* Your task *
All lines from the beginning of the listing through the line with "fig = plt.figure(figsize=(W" are to be copied word for word; the pictures are not.

* Dataset content *

▽

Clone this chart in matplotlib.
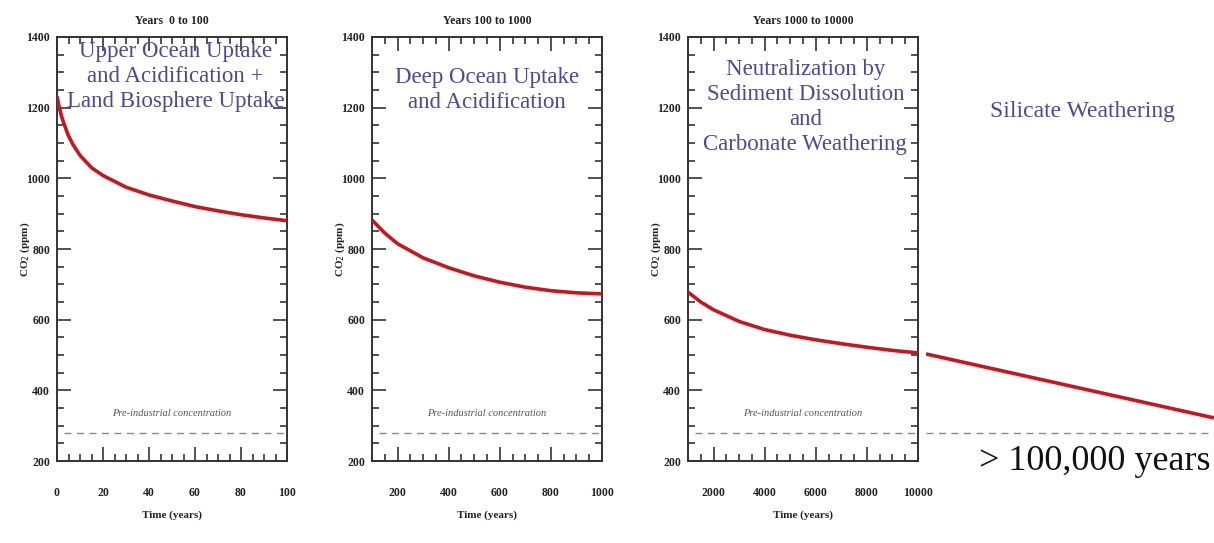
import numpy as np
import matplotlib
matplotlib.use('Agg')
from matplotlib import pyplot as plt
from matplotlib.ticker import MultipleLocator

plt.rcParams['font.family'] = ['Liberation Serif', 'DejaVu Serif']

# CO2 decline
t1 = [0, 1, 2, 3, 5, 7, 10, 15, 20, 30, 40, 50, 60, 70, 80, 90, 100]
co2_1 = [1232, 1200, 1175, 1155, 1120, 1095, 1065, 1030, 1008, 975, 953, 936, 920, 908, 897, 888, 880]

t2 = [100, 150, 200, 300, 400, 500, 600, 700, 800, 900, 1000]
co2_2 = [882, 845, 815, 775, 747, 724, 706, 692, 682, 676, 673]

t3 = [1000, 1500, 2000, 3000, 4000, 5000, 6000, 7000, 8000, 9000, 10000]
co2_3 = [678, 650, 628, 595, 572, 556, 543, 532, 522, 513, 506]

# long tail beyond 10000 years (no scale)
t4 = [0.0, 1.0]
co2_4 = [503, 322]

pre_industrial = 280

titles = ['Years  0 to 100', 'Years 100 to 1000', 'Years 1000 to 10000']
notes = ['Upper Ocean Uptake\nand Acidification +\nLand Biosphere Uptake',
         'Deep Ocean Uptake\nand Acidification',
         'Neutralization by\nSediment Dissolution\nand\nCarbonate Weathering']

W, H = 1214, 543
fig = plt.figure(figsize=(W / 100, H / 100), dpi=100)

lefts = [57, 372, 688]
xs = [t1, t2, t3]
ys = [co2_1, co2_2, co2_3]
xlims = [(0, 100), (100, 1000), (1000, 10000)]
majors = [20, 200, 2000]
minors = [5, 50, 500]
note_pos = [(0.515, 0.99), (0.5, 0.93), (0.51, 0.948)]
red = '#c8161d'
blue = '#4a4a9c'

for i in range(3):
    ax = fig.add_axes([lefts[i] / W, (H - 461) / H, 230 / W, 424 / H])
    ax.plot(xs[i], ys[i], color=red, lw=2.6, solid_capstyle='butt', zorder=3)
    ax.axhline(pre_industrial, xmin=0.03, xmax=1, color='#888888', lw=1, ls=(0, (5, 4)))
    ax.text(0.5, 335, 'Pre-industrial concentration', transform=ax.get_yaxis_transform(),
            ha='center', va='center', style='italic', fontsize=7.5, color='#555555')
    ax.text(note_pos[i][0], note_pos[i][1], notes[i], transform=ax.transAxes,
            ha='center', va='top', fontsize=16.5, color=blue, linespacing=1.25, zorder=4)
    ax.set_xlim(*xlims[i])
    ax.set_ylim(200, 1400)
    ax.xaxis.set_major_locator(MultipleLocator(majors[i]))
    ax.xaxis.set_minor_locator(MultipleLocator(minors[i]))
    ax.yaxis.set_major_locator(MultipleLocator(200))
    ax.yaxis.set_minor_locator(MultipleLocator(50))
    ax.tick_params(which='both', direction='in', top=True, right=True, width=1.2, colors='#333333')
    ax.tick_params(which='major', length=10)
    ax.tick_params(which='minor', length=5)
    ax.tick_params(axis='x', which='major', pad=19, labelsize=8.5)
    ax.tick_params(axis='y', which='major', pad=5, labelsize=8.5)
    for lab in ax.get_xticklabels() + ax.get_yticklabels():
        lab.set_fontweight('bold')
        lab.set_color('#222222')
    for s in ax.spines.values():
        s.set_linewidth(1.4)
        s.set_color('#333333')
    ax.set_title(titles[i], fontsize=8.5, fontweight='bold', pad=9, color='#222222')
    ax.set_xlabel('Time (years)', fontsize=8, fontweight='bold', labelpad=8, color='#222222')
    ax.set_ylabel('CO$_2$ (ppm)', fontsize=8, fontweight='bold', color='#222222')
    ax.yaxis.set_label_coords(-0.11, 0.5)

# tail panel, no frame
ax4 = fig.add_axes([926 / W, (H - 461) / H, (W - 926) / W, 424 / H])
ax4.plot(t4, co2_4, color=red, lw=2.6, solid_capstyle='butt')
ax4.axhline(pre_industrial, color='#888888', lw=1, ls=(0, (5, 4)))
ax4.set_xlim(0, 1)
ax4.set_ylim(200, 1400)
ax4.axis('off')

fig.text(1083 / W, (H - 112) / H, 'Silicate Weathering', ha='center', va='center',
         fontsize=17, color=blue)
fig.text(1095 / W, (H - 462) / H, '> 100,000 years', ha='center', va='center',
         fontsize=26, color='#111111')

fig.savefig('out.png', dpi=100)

△

* Solution to the problem *
Clone this chart in matplotlib.
import numpy as np
import matplotlib
matplotlib.use('Agg')
from matplotlib import pyplot as plt
from matplotlib.ticker import MultipleLocator

plt.rcParams['font.family'] = ['Liberation Serif', 'DejaVu Serif']

# CO2 decline
t1 = [0, 1, 2, 3, 5, 7, 10, 15, 20, 30, 40, 50, 60, 70, 80, 90, 100]
co2_1 = [1232, 1200, 1175, 1155, 1120, 1095, 1065, 1030, 1008, 975, 953, 936, 920, 908, 897, 888, 880]

t2 = [100, 150, 200, 300, 400, 500, 600, 700, 800, 900, 1000]
co2_2 = [882, 845, 815, 775, 747, 724, 706, 692, 682, 676, 673]

t3 = [1000, 1500, 2000, 3000, 4000, 5000, 6000, 7000, 8000, 9000, 10000]
co2_3 = [678, 650, 628, 595, 572, 556, 543, 532, 522, 513, 506]

# long tail beyond 10000 years (no scale)
t4 = [0.0, 1.0]
co2_4 = [503, 322]

pre_industrial = 280

titles = ['Years  0 to 100', 'Years 100 to 1000', 'Years 1000 to 10000']
notes = ['Upper Ocean Uptake\nand Acidification +\nLand Biosphere Uptake',
         'Deep Ocean Uptake\nand Acidification',
         'Neutralization by\nSediment Dissolution\nand\nCarbonate Weathering']

W, H = 1214, 543
fig = plt.figure(figsize=(W / 100, H / 100), dpi=100)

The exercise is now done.